A few weeks ago a good friend of mine was due to host dinner for her husband’s golfing buddies. The day before the dinner she telephoned the outside caterers to check everything was in order and discovered she had given them the wrong date. It was impossible for the caterers to prepare the food in time. She called me in a panic.
Between us, we concocted a menu which you might find helpful if you ever find yourself in a similar situation. It was based on the logic that the dinner was primarily for men and no fancy cuisine was required! If there’s one thing I’ve learned on reaching the ripe old age of thirty-something it’s that men love pies – any type of pie will do as long as it’s surrounded by pastry and preferably accompanied by baked beans (hot or preferably cold straight from the can). Bearing this in mind we commenced our task.

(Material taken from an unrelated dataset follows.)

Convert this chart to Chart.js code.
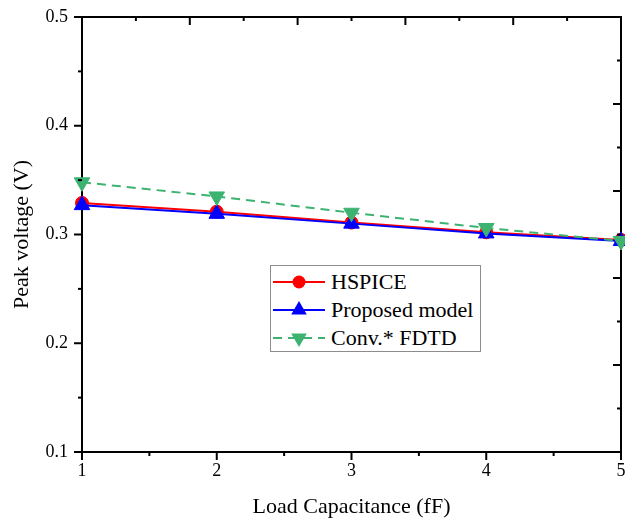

Have you ever tried making hot water pastry? It’s one of the easiest pastries to make and the following recipe, which I’ve made many times, makes 11 good size individual pies in medium ramekin dishes:
Pastry: Combine 4 cups sifted plain flour and 1 tbs. baking powder in a bowl. Cut in 250g Crisco (use lard if you can get it) until mixture resembles fine breadcrumbs. Add sufficient boiling water (about 1½ cups) to form a stiff dough. Cover and rest for 30 minutes.

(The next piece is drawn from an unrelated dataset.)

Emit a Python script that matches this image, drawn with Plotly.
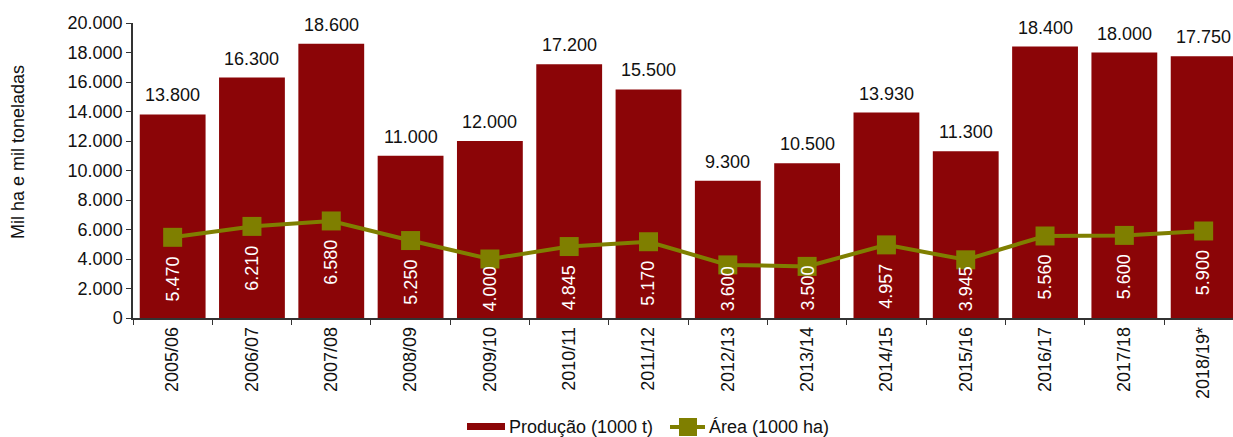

While the pastry’s resting, make the filling. Place 425g minced meat (original recipe uses pork but you can use chicken, chicken and ham, lamb or beef), 1 cup breadcrumbs, 1 small onion (grated), 1 tsp. ground coriander, ½ tsp. ground nutmeg, 1 tsp. ground thyme and ½ tsp. ground sage in a mixing bowl. Stir in 1 beaten egg and 2 tbs. milk and mix well to combine.
Divide pastry into two parts, one portion two thirds larger than the other. Roll out the larger portion and cut 11 circles (using a saucer or something similar as a guide) to fit your (greased) ramekins. Spoon in filling. Roll remaining pastry and cut 11 circles to fit the tops of the ramekins. Brush the rim of each pastry case with a little cold water and top with the pastry circles. Crimp edges to seal and cut steam vents in tops. Brush with beaten egg and bake at 400°F for 40 minutes or until golden brown.

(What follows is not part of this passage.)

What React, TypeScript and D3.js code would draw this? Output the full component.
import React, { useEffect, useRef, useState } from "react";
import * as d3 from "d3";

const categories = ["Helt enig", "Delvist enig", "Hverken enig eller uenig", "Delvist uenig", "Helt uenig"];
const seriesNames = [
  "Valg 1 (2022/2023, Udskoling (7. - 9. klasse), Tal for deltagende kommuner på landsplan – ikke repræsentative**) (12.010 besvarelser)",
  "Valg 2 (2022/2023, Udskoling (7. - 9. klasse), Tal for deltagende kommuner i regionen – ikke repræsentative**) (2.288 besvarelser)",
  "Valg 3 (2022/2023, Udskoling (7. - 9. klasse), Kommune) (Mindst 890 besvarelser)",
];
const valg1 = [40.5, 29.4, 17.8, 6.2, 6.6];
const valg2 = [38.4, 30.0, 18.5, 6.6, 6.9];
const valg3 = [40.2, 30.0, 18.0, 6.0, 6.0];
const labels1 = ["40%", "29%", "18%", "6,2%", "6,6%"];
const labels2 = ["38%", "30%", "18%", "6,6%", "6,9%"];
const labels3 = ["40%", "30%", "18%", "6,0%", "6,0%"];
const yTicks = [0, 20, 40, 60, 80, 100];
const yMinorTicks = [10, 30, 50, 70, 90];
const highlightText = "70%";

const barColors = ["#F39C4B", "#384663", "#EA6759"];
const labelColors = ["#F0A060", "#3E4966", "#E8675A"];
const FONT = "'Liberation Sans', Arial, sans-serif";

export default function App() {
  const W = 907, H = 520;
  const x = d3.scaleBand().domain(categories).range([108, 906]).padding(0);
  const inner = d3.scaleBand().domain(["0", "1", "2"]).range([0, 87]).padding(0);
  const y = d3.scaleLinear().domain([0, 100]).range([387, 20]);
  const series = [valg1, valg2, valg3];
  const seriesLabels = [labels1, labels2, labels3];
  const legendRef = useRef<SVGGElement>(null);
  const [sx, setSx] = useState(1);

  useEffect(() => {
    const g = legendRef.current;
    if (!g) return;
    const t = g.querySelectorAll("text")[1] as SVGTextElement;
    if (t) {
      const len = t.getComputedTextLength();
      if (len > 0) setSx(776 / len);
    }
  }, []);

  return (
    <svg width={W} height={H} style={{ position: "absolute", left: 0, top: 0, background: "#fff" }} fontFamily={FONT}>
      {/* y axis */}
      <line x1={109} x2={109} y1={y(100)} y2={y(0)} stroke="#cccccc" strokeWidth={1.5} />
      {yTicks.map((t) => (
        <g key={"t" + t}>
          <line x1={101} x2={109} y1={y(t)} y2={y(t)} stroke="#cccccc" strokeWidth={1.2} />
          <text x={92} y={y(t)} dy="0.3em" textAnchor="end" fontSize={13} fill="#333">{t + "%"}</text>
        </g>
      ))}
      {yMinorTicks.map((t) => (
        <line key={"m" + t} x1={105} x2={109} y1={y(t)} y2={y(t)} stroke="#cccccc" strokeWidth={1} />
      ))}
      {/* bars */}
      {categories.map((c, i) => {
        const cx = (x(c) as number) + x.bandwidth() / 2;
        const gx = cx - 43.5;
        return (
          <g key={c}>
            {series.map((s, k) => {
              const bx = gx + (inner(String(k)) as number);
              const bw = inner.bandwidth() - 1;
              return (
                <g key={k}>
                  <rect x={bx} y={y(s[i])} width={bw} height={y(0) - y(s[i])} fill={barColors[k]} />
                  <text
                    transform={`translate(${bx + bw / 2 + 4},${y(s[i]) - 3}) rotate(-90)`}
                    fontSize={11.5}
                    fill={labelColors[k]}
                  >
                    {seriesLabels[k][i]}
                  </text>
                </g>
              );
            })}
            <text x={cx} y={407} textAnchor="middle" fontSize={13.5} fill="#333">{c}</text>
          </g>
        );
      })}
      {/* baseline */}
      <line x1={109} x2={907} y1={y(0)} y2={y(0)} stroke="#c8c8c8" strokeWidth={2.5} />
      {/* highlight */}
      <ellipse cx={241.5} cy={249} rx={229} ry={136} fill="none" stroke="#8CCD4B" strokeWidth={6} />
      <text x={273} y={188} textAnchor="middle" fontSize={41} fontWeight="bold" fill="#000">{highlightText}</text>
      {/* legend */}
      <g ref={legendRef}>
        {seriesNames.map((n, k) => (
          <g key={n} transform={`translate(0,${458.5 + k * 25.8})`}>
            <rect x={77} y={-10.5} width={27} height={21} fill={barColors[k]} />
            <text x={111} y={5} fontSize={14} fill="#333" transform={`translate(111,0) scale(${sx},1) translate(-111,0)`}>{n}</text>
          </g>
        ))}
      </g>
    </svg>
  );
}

We made a few batches of these pies and cut them into quarters to serve. We also made four French loaves of garlic bread, opened (and heated) four large cans of baked beans, and made a large dish of chicken divan, primarily for the ladies, or for any of the men who were a little more in touch with their feminine side.
A little while after I arrived here I was given a copy of the first Al Hasa Cookbook that was published in 1976. This was compiled by the expatriate women’s groups of Saudi Arabia, including the Aramco areas, Northrop, Fluor, UPM and Bechtel. Many ladies contributed their tried and tested recipes using the limited products that were available in the Kingdom at the time. This has become one of the most useful cookbooks in my collection. The recipe for Chicken Divan is unsurpassable. I’ve made this dish time and time again and it’s always very popular. The recipe serves 6 but works well if you double or even quadruple it.
Arrange a suitable amount of cooked broccoli to cover the bottom of your casserole dish. (The original recipe calls for frozen broccoli but I always find this makes the dish very watery.) Place 2 cups (or more) of cooked chicken on top of the broccoli. Combine 2 cans cream of chicken soup (or cream of chicken and mushroom soup), 1 cup of mayonnaise, 1 tbs. curry powder and 4 oz. sliced mushrooms (fresh is best but use a small can if you want to but drain well), and pour over chicken. Sprinkle 1 cup of breadcrumbs mixed with 2 tbs. melted butter over all. Bake at 350°F for 30 to 40 minutes.
Our dinner was a great success particularly with the men – and guess what, they really loved the baked beans especially after they were left a little while to go cold!